◆ **AIM OF THE TASK**:
Copy all lines below containing "matplotlib".

◆ **GIVEN INFORMATION**:
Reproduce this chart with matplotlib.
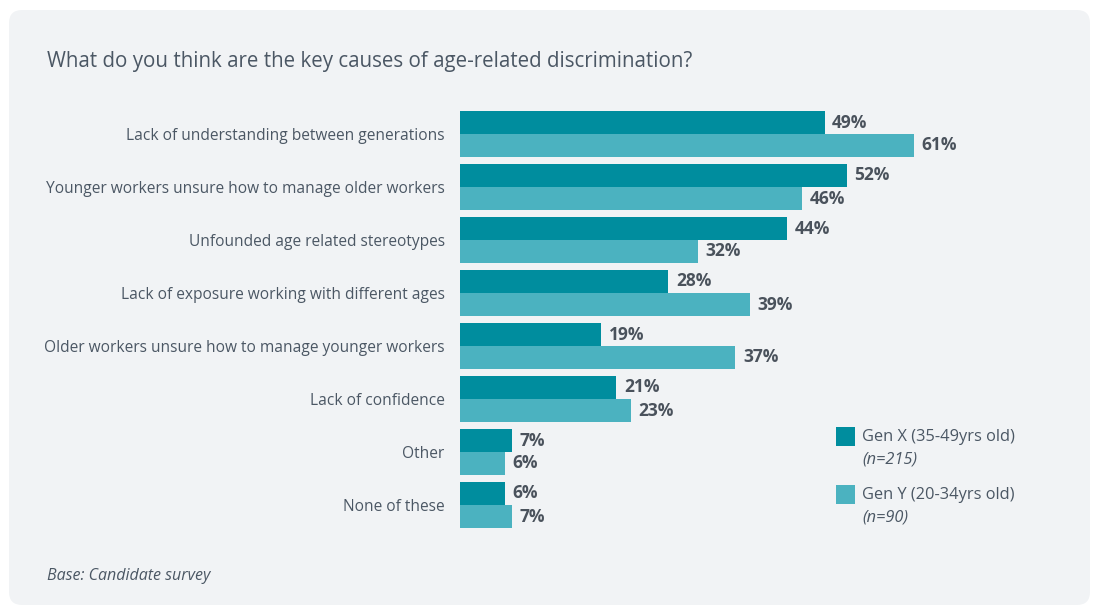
import matplotlib
matplotlib.use("Agg")
import matplotlib.pyplot as plt
from matplotlib.patches import FancyBboxPatch, Rectangle

categories = [
    "Lack of understanding between generations",
    "Younger workers unsure how to manage older workers",
    "Unfounded age related stereotypes",
    "Lack of exposure working with different ages",
    "Older workers unsure how to manage younger workers",
    "Lack of confidence",
    "Other",
    "None of these",
]
gen_x = [49, 52, 44, 28, 19, 21, 7, 6]
gen_y = [61, 46, 32, 39, 37, 23, 6, 7]
series_names = ["Gen X (35-49yrs old)", "Gen Y (20-34yrs old)"]
series_notes = ["(n=215)", "(n=90)"]

title = "What do you think are the key causes of age-related discrimination?"
footnote = "Base: Candidate survey"

W, H = 1093, 607
COL_X = "#008d9e"
COL_Y = "#4bb2c0"
TXT = "#4b5764"
VAL = "#4a525c"
PANEL = "#f1f3f5"
FONT = "Open Sans"

plt.rcParams["font.family"] = [FONT, "DejaVu Sans"]

fig = plt.figure(figsize=(W / 100, H / 100), dpi=100)
fig.patch.set_facecolor("white")

def fx(px):
    return px / W

def fy(py):
    return 1 - py / H

# rounded background panel
panel = FancyBboxPatch((fx(9), fy(605)), fx(1090 - 9), (605 - 10) / H,
                       boxstyle="round,pad=0,rounding_size=0.012",
                       transform=fig.transFigure, facecolor=PANEL,
                       edgecolor="none", zorder=-10, mutation_aspect=W / H)
fig.patches.append(panel)

# plotting area: one unit per category group
unit = 53.0
top = 134 - unit / 2
n = len(categories)
ax = fig.add_axes([fx(460), fy(top + n * unit), fx(80 * 7.44), n * unit / H])
ax.set_facecolor("none")
ax.set_xlim(0, 80)
ax.set_ylim(n - 0.5, -0.5)

bh = 23 / unit
pos = list(range(n))
ax.barh([p - bh / 2 for p in pos], gen_x, height=bh, color=COL_X, linewidth=0)
ax.barh([p + bh / 2 for p in pos], gen_y, height=bh, color=COL_Y, linewidth=0)

for p, vx, vy in zip(pos, gen_x, gen_y):
    ax.annotate(f"{vx}%", (vx, p - bh / 2), xytext=(5.5, 0), textcoords="offset points",
                va="center", ha="left", fontsize=12.5, fontweight="bold", color=VAL)
    ax.annotate(f"{vy}%", (vy, p + bh / 2), xytext=(5.5, 0), textcoords="offset points",
                va="center", ha="left", fontsize=12.5, fontweight="bold", color=VAL)

ax.set_yticks(pos)
ax.set_yticklabels(categories, fontsize=11.2, color=TXT)
ax.tick_params(axis="y", length=0, pad=11)
ax.set_xticks([])
for s in ax.spines.values():
    s.set_visible(False)

# title and footnote
fig.text(fx(47), fy(62), title, fontsize=14.8, color=TXT, va="center", ha="left")
fig.text(fx(47), fy(576), footnote, fontsize=11.5, color=TXT, va="center",
         ha="left", style="italic")

# legend
for i, (name, note, col) in enumerate(zip(series_names, series_notes, [COL_X, COL_Y])):
    y0 = 427 + i * 58
    fig.patches.append(Rectangle((fx(836), fy(y0 + 19)), fx(19), 19 / H,
                                 transform=fig.transFigure, facecolor=col,
                                 edgecolor="none"))
    fig.text(fx(862), fy(y0 + 10), name, fontsize=11.8, color=TXT, va="center", ha="left")
    fig.text(fx(862), fy(y0 + 32), note, fontsize=11.8, color=TXT, va="center",
             ha="left", style="italic")

fig.savefig("out.png", dpi=100, facecolor=fig.get_facecolor())
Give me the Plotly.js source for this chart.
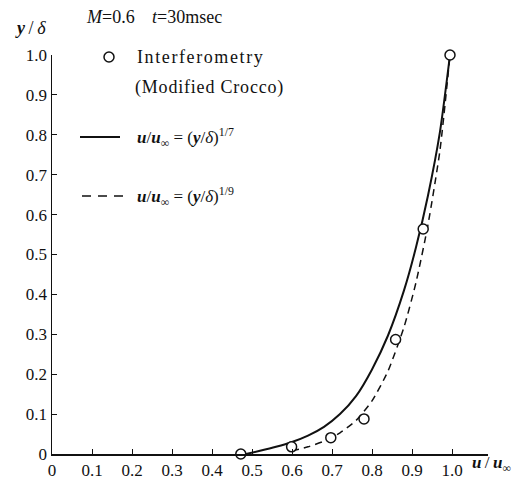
<!DOCTYPE html>
<html>
<head>
<meta charset="utf-8">
<script src="https://cdn.plot.ly/plotly-3.0.1.min.js"></script>
<style>html,body{margin:0;padding:0;background:#fff;}#chart{width:520px;height:480px;}</style>
</head>
<body>
<div id="chart"></div>
<script>
// Interferometry (Modified Crocco) measured points
const dataU = [0.472, 0.599, 0.697, 0.78, 0.859, 0.928, 0.995];
const dataY = [0.0, 0.018, 0.041, 0.088, 0.287, 0.564, 1.0];

// Solid curve u/u∞ = (y/δ)^(1/7)
const solidU = [0.485, 0.52, 0.56, 0.6, 0.64, 0.68, 0.72, 0.76, 0.8, 0.84, 0.88, 0.91, 0.94, 0.97, 0.995];
const solidY = [0.0, 0.008, 0.018, 0.03, 0.046, 0.068, 0.1, 0.145, 0.212, 0.297, 0.41, 0.518, 0.648, 0.808, 1.0];

// Dashed curve u/u∞ = (y/δ)^(1/9)
const dashU = [0.6, 0.64, 0.68, 0.72, 0.76, 0.8, 0.84, 0.88, 0.91, 0.94, 0.97, 0.995];
const dashY = [0.008, 0.018, 0.032, 0.053, 0.084, 0.133, 0.208, 0.318, 0.43, 0.575, 0.762, 1.0];

const xTickVals = [0, 0.1, 0.2, 0.3, 0.4, 0.5, 0.6, 0.7, 0.8, 0.9, 1.0];
const xTickText = ['0', '0.1', '0.2', '0.3', '0.4', '0.5', '0.6', '0.7', '0.8', '0.9', '1.0'];
const yTickVals = [0, 0.1, 0.2, 0.3, 0.4, 0.5, 0.6, 0.7, 0.8, 0.9, 1.0];
const yTickText = ['0', '0.1', '0.2', '0.3', '0.4', '0.5', '0.6', '0.7', '0.8', '0.9', '1.0'];

const seriesNames = ['Interferometry (Modified Crocco)', 'u/u∞ = (y/δ)^1/7', 'u/u∞ = (y/δ)^1/9'];

const ink = '#111';
const serif = 'Liberation Serif, Times New Roman, serif';

const traces = [
  {x: solidU, y: solidY, mode: 'lines', name: seriesNames[1], line: {color: ink, width: 2, shape: 'spline', smoothing: 0.6}, cliponaxis: false},
  {x: dashU, y: dashY, mode: 'lines', name: seriesNames[2], line: {color: ink, width: 1.5, dash: '7px,5px', shape: 'spline', smoothing: 0.6}, cliponaxis: false},
  {x: dataU, y: dataY, mode: 'markers', name: seriesNames[0], marker: {symbol: 'circle', size: 10, color: '#fff', line: {color: ink, width: 1.5}}, cliponaxis: false}
];

const nb = '\u00a0';
const th = '\u2009';
const sp = (t, s) => '<span style="letter-spacing:' + s + 'px">' + t + '</span>';
const formula = (e) => '<b><i>u</i></b>/<b><i>u</i></b><sub>∞</sub>' + nb + '=' + nb + '(<b><i>y</i></b>/<i>δ</i>)<sup>' + e + '</sup>';

// paper-coordinate helpers (plot area: x 52..488 px, y 55..454 px)
const px = (p) => (p - 52) / 436;
const py = (p) => (454 - p) / 399;

const layout = {
  width: 520, height: 480,
  margin: {l: 52, r: 32, t: 55, b: 26, pad: 0},
  paper_bgcolor: '#fff', plot_bgcolor: '#fff',
  showlegend: false,
  font: {family: serif, color: ink, size: 17},
  xaxis: {
    range: [0, 1.09], showgrid: false, zeroline: false,
    showline: true, linecolor: ink, linewidth: 1.5,
    ticks: 'inside', ticklen: 5, tickwidth: 1, tickcolor: ink,
    tickvals: xTickVals, ticktext: xTickText,
    tickfont: {family: serif, size: 17, color: ink}, fixedrange: true
  },
  yaxis: {
    range: [0, 1.0], showgrid: false, zeroline: false,
    showline: true, linecolor: ink, linewidth: 1.5,
    ticks: 'inside', ticklen: 5, tickwidth: 1, tickcolor: ink,
    tickvals: yTickVals, ticktext: yTickText,
    tickfont: {family: serif, size: 17, color: ink}, fixedrange: true
  },
  shapes: [
    {type: 'circle', xref: 'paper', yref: 'paper', xsizemode: 'pixel', ysizemode: 'pixel',
     xanchor: px(109), yanchor: py(57), x0: -5, x1: 5, y0: -5, y1: 5,
     line: {color: ink, width: 1.5}, fillcolor: '#fff'},
    {type: 'line', xref: 'paper', yref: 'paper', x0: px(80), x1: px(120), y0: py(137), y1: py(137),
     line: {color: ink, width: 2}},
    {type: 'line', xref: 'paper', yref: 'paper', x0: px(82), x1: px(124), y0: py(196), y1: py(196),
     line: {color: ink, width: 1.5, dash: '9px,7px'}}
  ],
  annotations: [
    {xref: 'paper', yref: 'paper', x: px(84), y: py(17), xanchor: 'left', yanchor: 'middle', showarrow: false,
     text: '<i>M</i>=0.6', font: {size: 18}},
    {xref: 'paper', yref: 'paper', x: px(150), y: py(17), xanchor: 'left', yanchor: 'middle', showarrow: false,
     text: '<i>t</i>=30msec', font: {size: 18}},
    {xref: 'paper', yref: 'paper', x: px(30), y: py(28), xanchor: 'center', yanchor: 'middle', showarrow: false,
     text: '<b><i>y</i></b>' + th + '/' + th + '<i>δ</i>', font: {size: 18}},
    {xref: 'paper', yref: 'paper', x: px(135), y: py(57), xanchor: 'left', yanchor: 'middle', showarrow: false,
     text: sp('Interferometry', 1.6), font: {size: 18}},
    {xref: 'paper', yref: 'paper', x: px(133), y: py(87), xanchor: 'left', yanchor: 'middle', showarrow: false,
     text: sp('(Modified Crocco)', 0.8), font: {size: 18}},
    {xref: 'paper', yref: 'paper', x: px(135), y: py(137), xanchor: 'left', yanchor: 'middle', showarrow: false,
     text: formula('1/7'), font: {size: 17}},
    {xref: 'paper', yref: 'paper', x: px(135), y: py(196), xanchor: 'left', yanchor: 'middle', showarrow: false,
     text: formula('1/9'), font: {size: 17}},
    {xref: 'paper', yref: 'paper', x: px(470), y: py(464), xanchor: 'left', yanchor: 'middle', showarrow: false,
     text: '<b><i>u</i></b>' + th + '/' + th + '<b><i>u</i></b><sub>∞</sub>', font: {size: 17}}
  ]
};

Plotly.newPlot('chart', traces, layout, {staticPlot: true, displayModeBar: false});
</script>
</body>
</html>
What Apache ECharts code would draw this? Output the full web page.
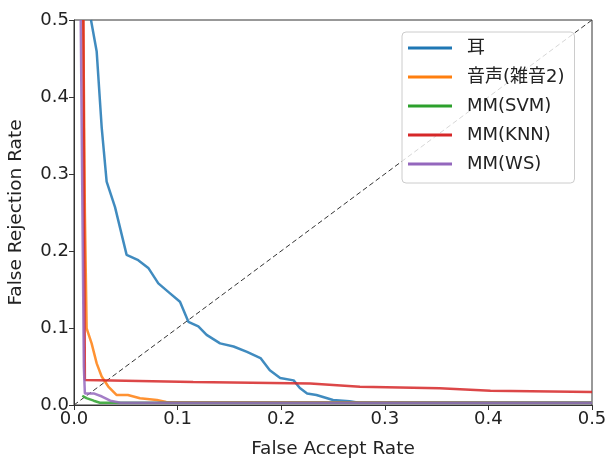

◆ **RIGHT ANSWER**:
Reproduce this chart with matplotlib.
import matplotlib
matplotlib.use("Agg")
import matplotlib.pyplot as plt
from matplotlib.patches import FancyBboxPatch, Rectangle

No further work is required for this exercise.